Основной тезис И. А. Есаулова заключается в том, что пасхальный архетип является конституирующим для отечественной словесности как целостного явления. Он определяет соборную доминанту русской литературы(6)6, а также порождает пасхальный мотив (в русской литературе становящийся лейтмотивом), особый жанр пасхального рассказа и другие литературные явления. Возрождение погибавшей души, милосердное прощение и спасение грешников, приятие креста как путь одоления зла и смерти — вот неполный перечень мотивов, которые стали «отголосками» Пасхи в художественных текстах.
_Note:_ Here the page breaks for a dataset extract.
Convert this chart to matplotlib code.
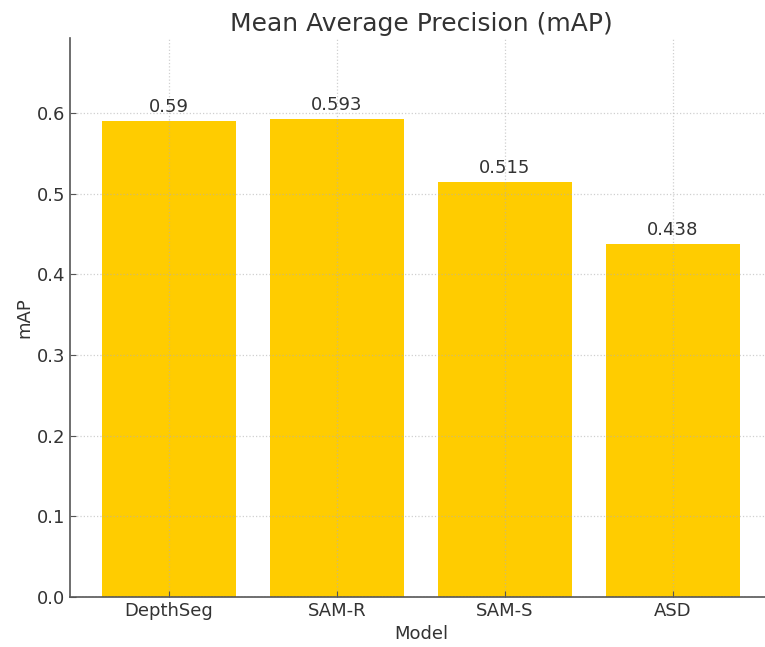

Анализируя вершинные произведения Пушкина, Гоголя, Достоевского, Салтыкова-Щедрина, Чехова, Есенина, Платонова, Пастернака и других крупнейших писателей, автор книги убедительно показал, насколько многообразно «память» пасхального архетипа проявляется в сюжетах и мотивах русской литературы XIXXX вв. — в том числе и в тех, которые на первый взгляд с Пасхой никак не связаны. Далеко не всегда это можно объяснить личными убеждениями писателя. Но такова природа любой традиции: она воспроизводится большей частью не на уровне идей и понятий, а на уровне бессознательного восприятия мира, которое черпается из воздуха данной культуры и входит в плоть и кровь. Поэтому И. А. Есаулов (в отличие от столь популярного М. М. Дунаева) не ставит вопрос о причастности писателя к православной традиции в прямую зависимость от того, есть ли в творчестве этого писателя богословское содержание. По логике его книги, такая причастность проявляется не в изложении догматов веры (ибо действительно художественное произведение — это отнюдь не проповедь), а в том, что ключевые мотивы творчества писателя порождены культурой, сформированной в лоне православия.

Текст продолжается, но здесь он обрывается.